Sunday, August 9, 2009

Splat

So I managed to do it. I jumped out of a plane. 10,000 feet in 6 or so minutes. It was pretty intense. I wanted to write about it right after the fact but I was so ill it took me 48 hours to wrap my brain around what happened and to calm my insides from the worst case of motion sickness I have ever had.

I have lots of picture and video of the landing. This makes me happy.

I am also thrilled to be alive and that it all went down (literally) without incident even though all signs pointed to disaster.

Trish made a playlist to listen to as we drove the hour and twenty minutes to the airport. We sang along to “Follow You Down” and “Another One Bites the Dust.”

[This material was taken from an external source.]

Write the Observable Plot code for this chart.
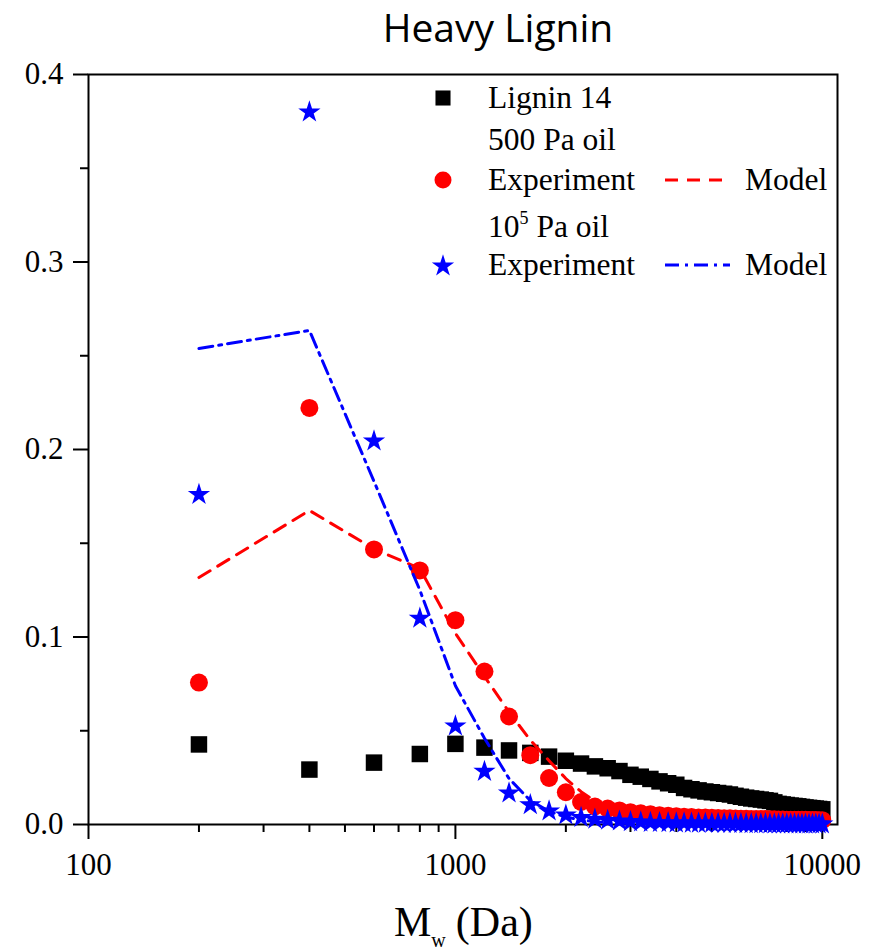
<!DOCTYPE html>
<html><head><meta charset="utf-8">
<script src="https://cdn.jsdelivr.net/npm/d3@7"></script>
<script src="https://cdn.jsdelivr.net/npm/@observablehq/plot@0.6"></script>
<style>
body{margin:0;background:#fff}
#wrap{width:871px;height:952px;overflow:hidden;background:#fff}
#title{box-sizing:border-box;width:871px;height:50px;padding-left:125px;text-align:center;
  font-family:'Open Sans',sans-serif;font-size:39px;line-height:53.7px;color:#000;white-space:nowrap}
#chart svg{display:block}
</style>
</head><body><div id="wrap"><div id="title"></div><div id="chart"></div></div>
<script>
const title = "Heavy Lignin";
const mw = [200,400,600,800,1000,1200,1400,1600,1800,2000,2200,2400,2600,2800,3000,3200,3400,3600,3800,4000,
  4200,4400,4600,4800,5000,5200,5400,5600,5800,6000,6200,6400,6600,6800,7000,7200,7400,7600,7800,8000,
  8200,8400,8600,8800,9000,9200,9400,9600,9800,10000];
const lignin14 = [0.0427,0.0293,0.0330,0.0376,0.0430,0.0410,0.0395,0.0382,0.0362,0.0340,0.0325,0.0310,0.0300,0.0285,0.0265,0.0255,0.0243,0.0230,0.0220,0.0212,
  0.0195,0.0188,0.0182,0.0176,0.0172,0.0168,0.0164,0.0160,0.0153,0.0148,0.0143,0.0139,0.0136,0.0133,0.0129,0.0126,0.0118,0.0110,0.0107,0.0104,
  0.0101,0.0099,0.0097,0.0094,0.0091,0.0089,0.0087,0.0085,0.0083,0.0081];
const exp500 = [0.0757,0.2222,0.1467,0.1355,0.1090,0.0816,0.0576,0.0370,0.0248,0.0172,0.0120,0.0096,0.0085,0.0075,0.0066,0.0060,0.0055,0.0050,0.0047,0.0044,
  0.0042,0.0040,0.0038,0.0037,0.0036,0.0035,0.0034,0.0033,0.0032,0.0031,0.0031,0.0030,0.0030,0.0029,0.0029,0.0028,0.0028,0.0027,0.0027,0.0026,
  0.0026,0.0026,0.0025,0.0025,0.0025,0.0024,0.0024,0.0024,0.0023,0.0023];
const model500 = [0.1317,0.1675,0.1470,0.1365,0.1020,0.0790,0.0600,0.0450,0.0340,0.0245,0.0175,0.0125,0.0090,0.0068,0.0052,0.0042,0.0035,0.0030,0.0026,0.0023,
  0.0021,0.0019,0.0018,0.0017,0.0016,0.0015,0.0015,0.0014,0.0014,0.0013,0.0013,0.0013,0.0012,0.0012,0.0012,0.0012,0.0011,0.0011,0.0011,0.0011,
  0.0011,0.0010,0.0010,0.0010,0.0010,0.0010,0.0010,0.0010,0.0010,0.0010];
const exp1e5 = [0.1760,0.3800,0.2045,0.1100,0.0525,0.0283,0.0168,0.0105,0.0072,0.0050,0.0037,0.0028,0.0022,0.0018,0.0015,0.0013,0.0011,0.0010,0.0009,0.0008,
  0.0008,0.0007,0.0007,0.0006,0.0006,0.0006,0.0005,0.0005,0.0005,0.0005,0.0004,0.0004,0.0004,0.0004,0.0004,0.0003,0.0003,0.0003,0.0003,0.0003,
  0.0003,0.0003,0.0002,0.0002,0.0002,0.0002,0.0002,0.0002,0.0002,0.0002];
const model1e5 = [0.2539,0.2635,0.1830,0.1250,0.0740,0.0460,0.0245,0.0128,0.0070,0.0040,0.0024,0.0015,0.0010,0.0007,0.0005,0.0004,0.0003,0.0003,0.0002,0.0002,
  0.0002,0.0002,0.0001,0.0001,0.0001,0.0001,0.0001,0.0001,0.0001,0.0001,0.0001,0.0001,0.0001,0.0001,0.0001,0.0001,0.0001,0.0001,0.0001,0.0001,
  0.0001,0.0001,0.0001,0.0001,0.0001,0.0001,0.0001,0.0001,0.0001,0.0001];
const xTicks = [100, 1000, 10000];
const xMinorTicks = [200,300,400,500,600,700,800,900,2000,3000,4000,5000,6000,7000,8000,9000];
const yTicks = [0, 0.1, 0.2, 0.3, 0.4];
const yMinorTicks = [0.05, 0.15, 0.25, 0.35];
const legendTexts = ["Lignin 14", "500 Pa oil", "Experiment", "Model", "10", "5", " Pa oil", "Experiment", "Model"];
const xLabelParts = ["M", "w", "(Da)"];

document.getElementById("title").textContent = title;

const rows = ys => mw.map((x, i) => ({x, y: ys[i]}));
const serif = "'Liberation Serif', 'Times New Roman', serif";
const TOP = 50; // height of the HTML title block above the SVG

const chart = Plot.plot({
  width: 871, height: 952 - TOP,
  marginLeft: 88, marginRight: 34, marginTop: 74 - TOP, marginBottom: 128,
  x: {type: "log", domain: [100, 11000]},
  y: {domain: [0, 0.4]},
  style: {fontFamily: serif, fontSize: "31px", color: "black", background: "transparent"},
  marks: [
    Plot.axisX(xMinorTicks, {tickSize: 8, strokeWidth: 2, tickFormat: () => "", label: null}),
    Plot.axisX(xTicks, {tickSize: 15, tickPadding: 13, strokeWidth: 2, tickFormat: d => String(d), label: null, fontSize: 31}),
    Plot.axisY(yMinorTicks, {tickSize: 8, strokeWidth: 2, tickFormat: () => "", label: null}),
    Plot.axisY(yTicks, {tickSize: 15, tickPadding: 10, strokeWidth: 2, tickFormat: d3.format(".1f"), label: null, fontSize: 31}),
    Plot.frame({stroke: "black", strokeWidth: 2}),
    Plot.dot(rows(lignin14), {x: "x", y: "y", symbol: "square", r: 9.3, fill: "black"}),
    Plot.dot(rows(exp500), {x: "x", y: "y", symbol: "circle", r: 9, fill: "#ff0000"}),
    Plot.line(rows(model500), {x: "x", y: "y", stroke: "#ff0000", strokeWidth: 3, strokeDasharray: "13,9"}),
    Plot.dot(rows(exp1e5), {x: "x", y: "y", symbol: "star", r: 7, fill: "#0000ff"}),
    Plot.line(rows(model1e5), {x: "x", y: "y", stroke: "#0000ff", strokeWidth: 3, strokeDasharray: "14,6,3,6"})
  ]
});
document.getElementById("chart").appendChild(chart);

const svg = d3.select(chart);
// everything below is placed in page coordinates, shifted by the title block
const g = svg.append("g").attr("transform", `translate(0,${-TOP})`).attr("text-anchor", "start");
// x label
const xl = g.append("text").attr("x", 394).attr("y", 936)
  .attr("font-family", serif).attr("font-size", 42).attr("fill", "black");
xl.append("tspan").text(xLabelParts[0]);
xl.append("tspan").attr("font-size", 20).attr("dy", 11).text(xLabelParts[1]);
xl.append("tspan").attr("font-size", 42).attr("dy", -11).attr("dx", 10).text(xLabelParts[2]);

// legend
const lg = g.append("g").attr("font-family", serif).attr("font-size", 31.5).attr("fill", "black");
lg.append("path").attr("d", d3.symbol(d3.symbolSquare, Math.PI * 8.5 * 8.5)()).attr("transform", "translate(443,98)").attr("fill", "black");
lg.append("text").attr("x", 488).attr("y", 108).text(legendTexts[0]);
lg.append("text").attr("x", 488).attr("y", 150).text(legendTexts[1]);
lg.append("path").attr("d", d3.symbol(d3.symbolCircle, Math.PI * 8.5 * 8.5)()).attr("transform", "translate(443,180)").attr("fill", "#ff0000");
lg.append("text").attr("x", 488).attr("y", 190).text(legendTexts[2]);
lg.append("line").attr("x1", 665).attr("x2", 730).attr("y1", 180).attr("y2", 180)
  .attr("stroke", "#ff0000").attr("stroke-width", 3).attr("stroke-dasharray", "13,9");
lg.append("text").attr("x", 745).attr("y", 190).text(legendTexts[3]);
const t5 = lg.append("text").attr("x", 488).attr("y", 237);
t5.append("tspan").text(legendTexts[4]);
t5.append("tspan").attr("font-size", 18).attr("dy", -13).text(legendTexts[5]);
t5.append("tspan").attr("dy", 13).text(legendTexts[6]);
lg.append("path").attr("d", d3.symbol(d3.symbolStar, Math.PI * 7 * 7)()).attr("transform", "translate(443,266)").attr("fill", "#0000ff");
lg.append("text").attr("x", 488).attr("y", 275).text(legendTexts[7]);
lg.append("line").attr("x1", 665).attr("x2", 730).attr("y1", 265).attr("y2", 265)
  .attr("stroke", "#0000ff").attr("stroke-width", 3).attr("stroke-dasharray", "14,6,3,6");
lg.append("text").attr("x", 745).attr("y", 275).text(legendTexts[8]);
</script>
</body></html>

We got lost and had to call the airport for directions. The guy on the phone yelled at me for not having printed out the map – I had no idea there was a map. We put the corrected address into Garmin (She had confused Osage Street with Orange Street – silly Trish) and followed its directions until we pulled up to the address in question – a funeral home.

The plane that took us up was a 1952 Cessna 182 (I think that is what the guy said). It was a 4-seater. There were 5 of us. I curled up in a ball with my head practically resting in the crouch of the super cute pilot who just happens to be my neighbor, praying I wouldn’t have a claustrophobic panic attack on the 20 minute assent.

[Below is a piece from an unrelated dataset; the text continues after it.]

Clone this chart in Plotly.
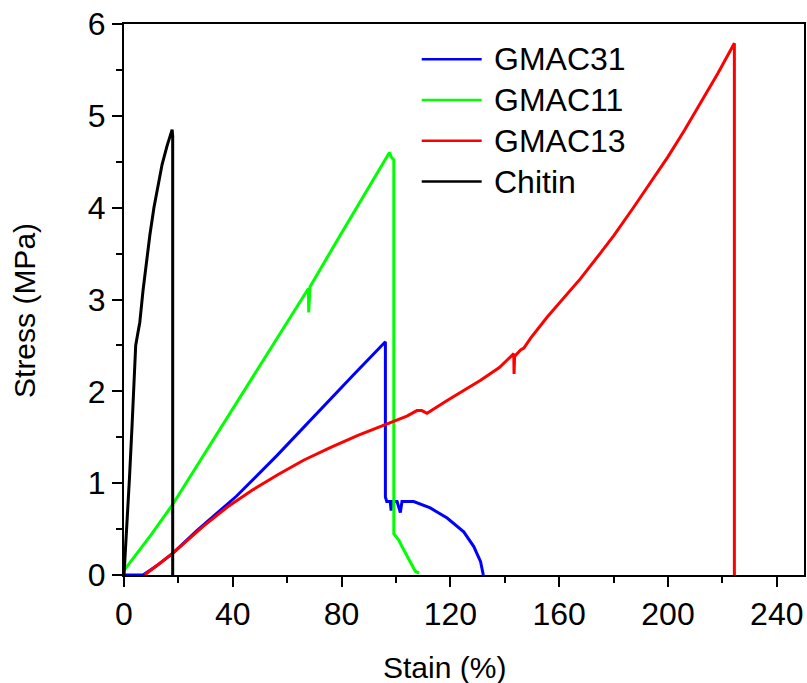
import plotly.graph_objects as go

# ---- data ----
names = ["GMAC31", "GMAC11", "GMAC13", "Chitin"]
colors = ["#0000FF", "#00FF00", "#FF0000", "#000000"]

gmac31_x = [0, 7.0, 12, 18.1, 26.7, 41.4, 56.2, 72.1, 84.4, 96.1, 96.1, 96.6, 97.9, 98.2, 98.5,
            100.4, 101.6, 102.2, 106.5, 112.6, 118.8, 124.9, 128.6, 131.1, 132.1]
gmac31_y = [0, 0, 0.1, 0.24, 0.48, 0.86, 1.30, 1.80, 2.18, 2.54, 0.85, 0.80, 0.80, 0.70, 0.80,
            0.80, 0.68, 0.80, 0.80, 0.73, 0.62, 0.47, 0.31, 0.145, 0.0]

gmac11_x = [0, 5, 10, 17.7, 27.9, 41.4, 53.7, 65.4, 67.8, 67.9, 68.2, 68.4, 79.5, 91.7, 97.6,
            98.3, 99.2, 99.2, 101.0, 102.2, 103.4, 105.3, 107.1, 108.5]
gmac11_y = [0.05, 0.24, 0.44, 0.76, 1.24, 1.88, 2.46, 3.0, 3.12, 2.86, 3.08, 3.14, 3.70, 4.30, 4.60,
            4.55, 4.52, 0.45, 0.38, 0.31, 0.24, 0.13, 0.04, 0.02]

gmac13_x = [7.6, 18.1, 29.1, 38.0, 47.5, 57.0, 66.0, 76.0, 86.0, 99.1, 104, 107.7, 109.5, 111.4,
            118.8, 131.1, 138, 143.3, 143.4, 143.6, 145.8, 147.0, 149.5, 155.6, 161.5, 167.9,
            175.0, 180.2, 187.5, 193.5, 199.9, 206, 212.1, 218.3, 224.4, 224.4]
gmac13_y = [0, 0.24, 0.53, 0.74, 0.93, 1.10, 1.25, 1.39, 1.52, 1.67, 1.73, 1.79, 1.79, 1.76,
            1.90, 2.12, 2.26, 2.41, 2.19, 2.38, 2.45, 2.47, 2.58, 2.81, 3.01, 3.23,
            3.50, 3.70, 4.01, 4.27, 4.55, 4.84, 5.14, 5.46, 5.79, 0]

chitin_x = [0, 1, 2, 3, 3.6, 4.3, 5.0, 5.8, 7.0, 8.2, 9.5, 11.0, 12.5, 14.0, 15.8, 17.7, 17.9, 17.9]
chitin_y = [0, 0.5, 1.05, 1.65, 2.0, 2.5, 2.62, 2.75, 3.1, 3.4, 3.7, 4.0, 4.25, 4.47, 4.67, 4.85, 4.78, 0]

series_x = [gmac31_x, gmac11_x, gmac13_x, chitin_x]
series_y = [gmac31_y, gmac11_y, gmac13_y, chitin_y]

x_title = "Stain (%)"
y_title = "Stress (MPa)"

FONT = "Liberation Sans, Arial, sans-serif"

fig = go.Figure()
for n, c, xs, ys in zip(names, colors, series_x, series_y):
    fig.add_trace(go.Scatter(x=xs, y=ys, mode="lines", name=n,
                             line=dict(color=c, width=3), showlegend=False))

# custom legend (long line samples as in the reference)
leg_y = [0.936, 0.862, 0.788, 0.714]
for n, c, ly in zip(names, colors, leg_y):
    fig.add_shape(type="line", xref="paper", yref="paper", x0=0.4378, x1=0.526, y0=ly, y1=ly,
                  line=dict(color=c, width=2.5))
    fig.add_annotation(text=n, xref="paper", yref="paper", x=0.541, y=ly, xanchor="left",
                       yanchor="middle", showarrow=False, font=dict(size=32, color="black", family=FONT))

fig.add_annotation(text=x_title, xref="paper", yref="paper", x=0.472, y=-0.167, xanchor="center",
                   yanchor="middle", showarrow=False, font=dict(size=30, color="black", family=FONT))
fig.add_annotation(text=y_title, xref="paper", yref="paper", x=-0.1456, y=0.481, xanchor="center",
                   yanchor="middle", textangle=-90, showarrow=False,
                   font=dict(size=30, color="black", family=FONT))

axis_common = dict(showgrid=False, zeroline=False, showline=True, linecolor="black", linewidth=2,
                   mirror=True, ticks="outside", tickwidth=2, ticklen=10, tickcolor="black",
                   automargin=False,
                   tickfont=dict(size=32, color="black", family=FONT))

fig.update_xaxes(range=[0, 250], tick0=0, dtick=40,
                 minor=dict(dtick=20, ticks="outside", ticklen=6, tickwidth=2, tickcolor="black"),
                 **axis_common)
fig.update_yaxes(range=[0, 6], tick0=0, dtick=1,
                 minor=dict(dtick=0.5, ticks="outside", ticklen=6, tickwidth=2, tickcolor="black"),
                 **axis_common)

fig.update_layout(width=807, height=683, margin=dict(l=124, r=3, t=24, b=108),
                  plot_bgcolor="white", paper_bgcolor="white",
                  font=dict(family=FONT, color="black"))

fig.write_html("out.html", config={"displayModeBar": False},
               post_script="document.body.style.margin='0';document.body.style.padding='0';"
                           "document.body.style.overflow='hidden';")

Really, I wasn’t to scared about the jump. This picture of Trish proves that she wasn’t quite so secure. I was feeling pretty good as we tumbled out of the plane and did summersaults through the air. I immediately forced myself into the arc possession that they had shown us in the whole five minutes of training that we had and waited for the man strapped to my back to hit me on the shoulder to let me know I could let go of my harness and let my arms free as we plummeted in freefall to our demise. It never came. I waited and waited for the tap on my shoulder, for fifteen seconds that felt like an eternity. I couldn’t hear anything. I couldn’t feel him behind me and after what felt like the point of know return I determined that something must have gone terribly wrong and that I was going to die. The ground was rising up as the clouds rushed past me dragging my cheeks behind my ears like a Saturday morning cartoon character. I tried to calm down. I was hoping I wouldn’t give myself a heart attack before I slammed into the earth.

And then the parachute deployed and the air become silent and we hovered, no floated, no swished – I am becoming suddenly aware of my decrease vocabulary dissolved after too much reality TV – and the world became still. The man on my back chatted with me, exchanging pleasantries about what I can’t recall, I was too engrossed in the silence. The terror had lasted maybe five seconds, the thrill another 40 and the blissful silence maybe 5 minutes. When we approached the landing strip I told the man on the ground that as soon as we landed, he needed to get the hell off of me because I was going to be sick. “It’s cool,” I assured him. “I am okay with it. It was worth it. I just don’t want you to get caught in the crossfire.”

We glided delicately to the earth, my backside the first thing to hit the ground. It was incredible.

I didn’t get sick. I did lay in the grass for an hour convinced the world was coming to an end but it was so worth it. I don’t know if I will ever do it again but am so glad I did. It was something I will never forget.